Of course, its always possible to extrapolate from the text’s obvious meaning in an arbitrary way and impose some sort of “symbolic” meaning relating to current affairs (the “temples” as mosques, etc.), but there’s no sensible reason for doing so, and such a method is subjective and useless.

For the specific destruction of Gaza, Richardson turns to Zephaniah:

For Gaza will be abandoned. … Woe to the inhabitants of the seacoast, the nation of the Cherethites! The word of the LORD is against you, O Canaan, land of the Philistines; and I will destroy you so that there will be no inhabitant. So the seacoast will be pastures, with caves for shepherds and folds for flocks. And the coast will be for the remnant of the house of Judah, they will pasture on it. In the houses of Ashkelon they will lie down at evening; For the LORD their God will care for them and restore their fortune.

This is indeed a vision about the future. But again, looking at the text in proper context show that the author’s concerns belong very much in the ancient world. At home, he fulminates against worshippers of Milcom and royal courtiers in “outlandish clothes” at the Jerusalem Temple; abroad, Gaza is just at the head of a shit-list that includes Moab and Ammon, Ethiopia (which will “be run through by my sword”), and the Assyrians. It has nothing to do with twenty-first century politics.

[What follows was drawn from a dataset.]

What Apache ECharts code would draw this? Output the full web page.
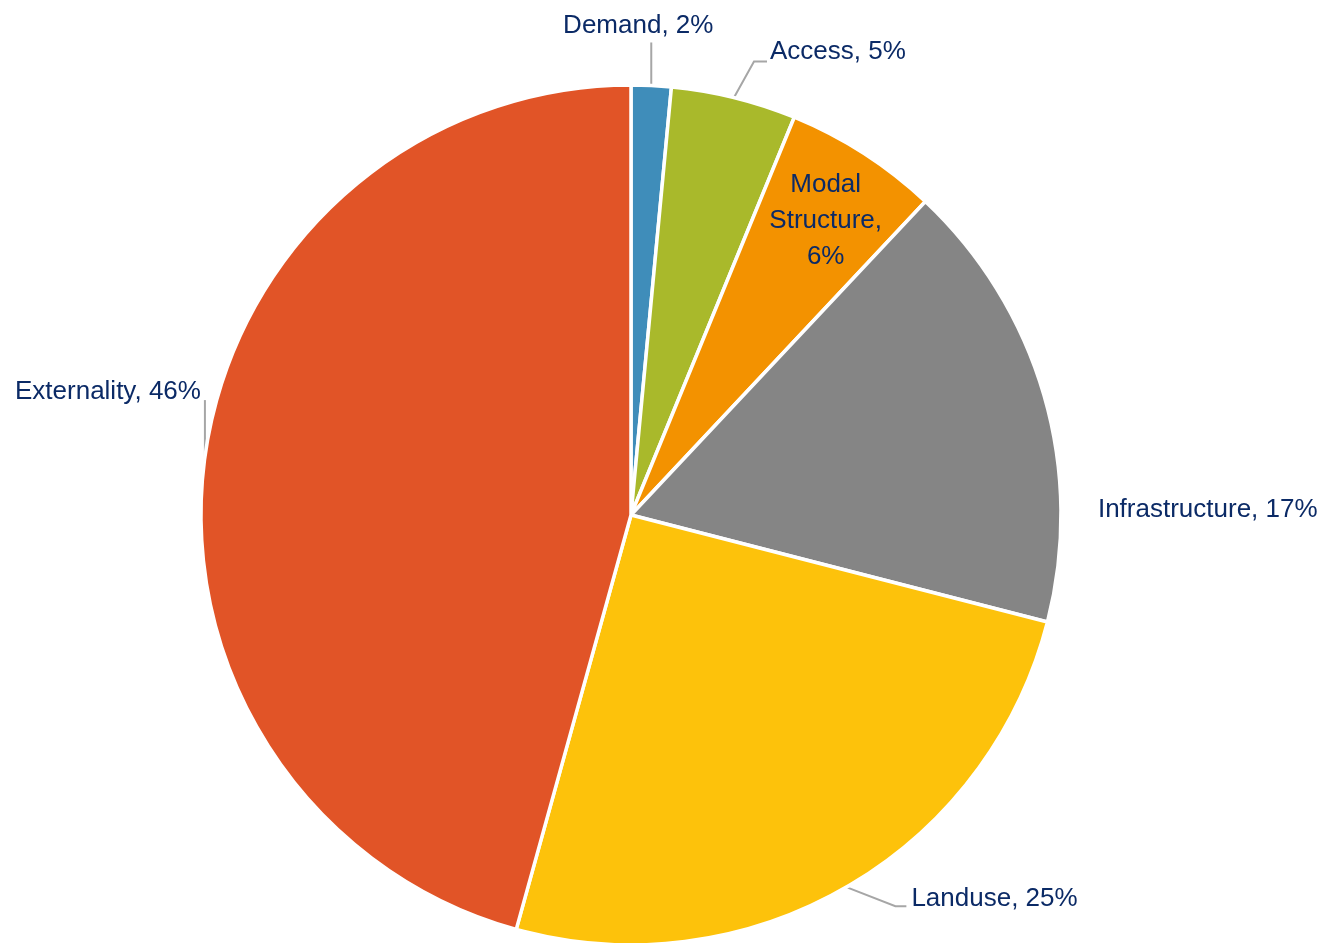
<!DOCTYPE html>
<html>
<head>
<meta charset="utf-8">
<script src="https://cdn.jsdelivr.net/npm/echarts@6/dist/echarts.min.js"></script>
<style>
  html, body { margin: 0; padding: 0; background: #fff; }
  #chart { width: 1324px; height: 943px; }
</style>
</head>
<body>
<div id="chart"></div>
<script>
var categories = ['Demand', 'Access', 'Modal Structure', 'Infrastructure', 'Landuse', 'Externality'];
var shares = [1.5, 4.7, 5.8, 17.0, 25.3, 45.7];
var colors = ['#3f8dba', '#a9b92b', '#f39200', '#858585', '#fdc20b', '#e15427'];
// label placement relative to the point on the rim at each slice's mid angle
var labelShift = [[-13, -60], [36, -46], [-38, 67], [54, 115], [65, 12], [-4, -65]];
var labelAlign = ['center', 'left', 'center', 'left', 'left', 'right'];
var lineElbow = [[0, -43], [20, -36], null, null, [49, 19], [0, -57]];
var lineEnd = [[0, -43], [33, -36], null, null, [60, 19], [0, -57]];

var cx = 631, cy = 515, R = 430;

var chartDom = document.getElementById('chart');
var myChart = echarts.init(chartDom);

var total = shares.reduce(function (a, b) { return a + b; }, 0);
var anchors = [];
var acc = 0;
shares.forEach(function (v) {
  var mid = (acc + v / 2) / total * Math.PI * 2;
  anchors.push([cx + R * Math.sin(mid), cy - R * Math.cos(mid)]);
  acc += v;
});

var data = categories.map(function (name, i) {
  return {
    name: name,
    value: shares[i],
    itemStyle: { color: colors[i] },
    labelLine: { show: lineElbow[i] !== null }
  };
});

var option = {
  animation: false,
  series: [{
    type: 'pie',
    center: [cx, cy],
    radius: R,
    startAngle: 90,
    clockwise: true,
    avoidLabelOverlap: false,
    data: data,
    itemStyle: {
      borderColor: '#fff',
      borderWidth: 3.5
    },
    label: {
      position: 'outside',
      color: '#0b2a66',
      fontFamily: '"Liberation Sans", Arial, sans-serif',
      fontSize: 26,
      lineHeight: 36,
      formatter: function (p) {
        var pct = Math.round(p.percent) + '%';
        if (p.dataIndex === 2) {
          return p.name.replace(' ', '\n') + ',\n' + pct;
        }
        return p.name + ', ' + pct;
      }
    },
    labelLine: {
      lineStyle: { color: '#a6a6a6', width: 2 }
    },
    labelLayout: function (params) {
      var i = params.dataIndex;
      var a = anchors[i];
      var out = {
        x: a[0] + labelShift[i][0],
        y: a[1] + labelShift[i][1],
        align: labelAlign[i],
        verticalAlign: 'middle'
      };
      if (lineElbow[i]) {
        out.labelLinePoints = [
          [a[0], a[1]],
          [a[0] + lineElbow[i][0], a[1] + lineElbow[i][1]],
          [a[0] + lineEnd[i][0], a[1] + lineEnd[i][1]]
        ];
      }
      return out;
    }
  }]
};

option && myChart.setOption(option);

window.addEventListener('resize', function () { myChart.resize(); });
</script>
</body>
</html>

Richardson is not a man without compassion – indeed, he’s quick to add that prophecy of Joel does not refer to “every single inhabitant of Lebanon and Gaza” – but “Gaza will become devastated and deserted, being left for the righteous remnant of Judah” is unambiguously eliminationist.

The Bible can help believers think seriously about where they should stand morally in relation to current events. But the ramblings of self-styled “prophecy experts” such as Richardson are a way to avoid thinking seriously about what’s actually going on in the real world.